In the years following 9/11, I accepted the rationale that surveillance programs like warrantless wiretaps were necessary to keep us safe. As recently as this year, I have found myself making the trite argument that if you have done nothing wrong and have nothing to hide, you have nothing to fear. I assumed some kind of large-scale data-mining was going on—companies regularly sell their consumer data to political campaigns after all—but I trusted that that data would only be used in the context of potential security threats. My position on the matter remained unchanged for years, even after the transition in 2009 from a President with whom I agreed politically to one with whom I did not; this is America, after all, and the law is neutral no matter who lives in the White House.
If the NSA leak had come two months ago, I would have dismissed it as a pointless rehashing of information we already knew; a security breach that needlessly put lives at risk. Coming in the wake of another scandal, however, the information revealed by Edward Snowden gained a new sense of urgency. Revelations about the IRS targeting of conservative groups made me realize that, in the absence of oversight, the neutrality of the law was not something that could just be assumed. Whether the abuse originated in Cincinnati or 1600 Pennsylvania Avenue, someone took it upon themselves to use their power to punish political enemies. A malicious Administration or a group of misguided bureaucrats with the powers afforded by PRISM and other domestic surveillance systems could do far more than just delay 501(c)(4) applications: they could pore through a political opponent’s entire history and turn a number of minor or even accidental infractions into jail time and felon status. Between these two scandals I realized something I should have known all along: no authority with the institutional capacity of the state should have the kind of unchecked power we’ve seen revealed these last few weeks.

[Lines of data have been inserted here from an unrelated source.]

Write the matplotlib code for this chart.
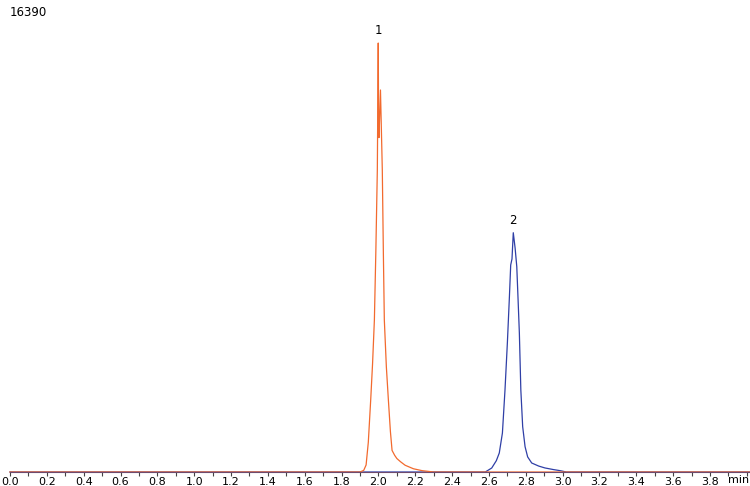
import matplotlib.pyplot as plt
from matplotlib.ticker import MultipleLocator, FormatStrFormatter

# peak 1 (orange trace)
t1 = [0.0, 1.90, 1.92, 1.933, 1.945, 1.958, 1.968, 1.978, 1.986, 1.994, 1.999,
      2.001, 2.003, 2.011, 2.015, 2.021, 2.027, 2.032, 2.043, 2.054, 2.065, 2.074,
      2.088, 2.10, 2.12, 2.145, 2.19, 2.237, 2.30, 4.02]
i1 = [0, 0, 60, 260, 1100, 2670, 4000, 5636, 8200, 11198, 15907,
      12793, 12400, 14165, 13000, 11198, 8000, 5636, 3900, 2670, 1500, 800,
      620, 500, 380, 250, 120, 50, 0, 0]

# peak 2 (blue trace)
t2 = [0.0, 2.58, 2.615, 2.64, 2.656, 2.673, 2.687, 2.70, 2.711, 2.718, 2.725, 2.732,
      2.742, 2.751, 2.758, 2.765, 2.773, 2.783, 2.796, 2.81, 2.832, 2.87, 2.904,
      2.95, 2.986, 3.02, 4.02]
i2 = [0, 0, 148, 420, 704, 1446, 3040, 4800, 6500, 7676, 7900, 8873,
      8300, 7613, 6400, 5154, 3040, 1680, 938, 560, 334, 220, 150,
      90, 50, 0, 0]

y_top = 16390
peak_labels = ["1", "2"]
peak_pos = [(1.999, 15907), (2.732, 8873)]

fig = plt.figure(figsize=(7.5, 4.86), dpi=100)
ax = fig.add_axes([10 / 750, 14 / 486, 740 / 750, 442 / 486])

ax.plot(t2, i2, color="#2f3fa6", lw=0.9, clip_on=False)
ax.plot(t1, i1, color="#f26a2e", lw=0.9, clip_on=False)

for lab, (x, y) in zip(peak_labels, peak_pos):
    ax.annotate(lab, (x, y), xytext=(0, 4), textcoords="offset points",
                ha="center", va="bottom", fontsize=8.5)

ax.set_xlim(0, 4.017)
ax.set_ylim(0, y_top)
for s in ["top", "right", "left"]:
    ax.spines[s].set_visible(False)
ax.spines["bottom"].set_color("#6e4a6e")
ax.spines["bottom"].set_linewidth(0.8)
ax.set_yticks([])
ax.xaxis.set_major_locator(MultipleLocator(0.2))
ax.xaxis.set_minor_locator(MultipleLocator(0.1))
ax.xaxis.set_major_formatter(FormatStrFormatter("%.1f"))
ax.tick_params(axis="x", which="both", direction="out", length=3, width=0.8,
               color="#444444", labelsize=8, pad=0.3)
ax.set_xticks([v / 10 for v in range(0, 39, 2)])

fig.text(10 / 750, 1 - 12 / 486, str(y_top), ha="left", va="center", fontsize=8.5)
fig.text(749 / 750, 1 - 480 / 486, "min", ha="right", va="center", fontsize=8)

fig.savefig("out.png", dpi=100)
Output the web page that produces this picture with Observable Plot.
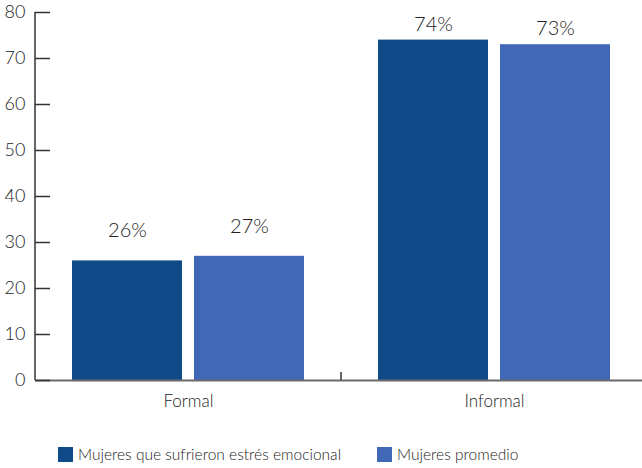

Before I get tagged as an anarchist, or worse, I would like to point out that I am not arguing for the complete dismantlement of anti-terror programs or of NSA data-mining efforts. The Fourth Amendment to the US Constitution does not protect citizens from any search and seizure, after all, just unreasonable ones. If reasonable suspicion exists, there is no reason for a person’s Facebook profile or Google search history to be off-limits when their home or place of business is fair game for government investigators.
The danger of PRISM, then, is not in the government’s access to data but in the legal justification for such. Secret courts established by FISA issue blanket warrants and confidential rulings that cannot be examined by the public, lawmakers, or even other courts, meaning massive investigations, even inappropriate ones, could take place without any meaningful oversight. The very fabric of our republic, the system of checks and balances designed to maintain rights and protect political minorities, breaks down without a modicum of transparency, and with these systems in place we run the risk of a slow descent into something akin to the kinds of regimes we have spent the past century trying to eliminate.
President Obama is right when he says that the American people have to make a trade-off between privacy and security, but the American people can’t know what that trade-off is if the costs of security are a state secret. If the people consent, the government can do an awful lot, even implement programs like PRISM, but uninformed consent is no consent at all. The people of the United States deserve to know what their government thinks it can do to them so that they react accordingly. If we as a society are willing to stomach Big Brother in exchange for the uncertain protection afforded by these programs, they must be restructured for transparency but can ultimately continue. If we decide the costs to our liberty are not worth it, citizens have a right to full disclosure, so those responsible for these intrusions can be held responsible at the polls.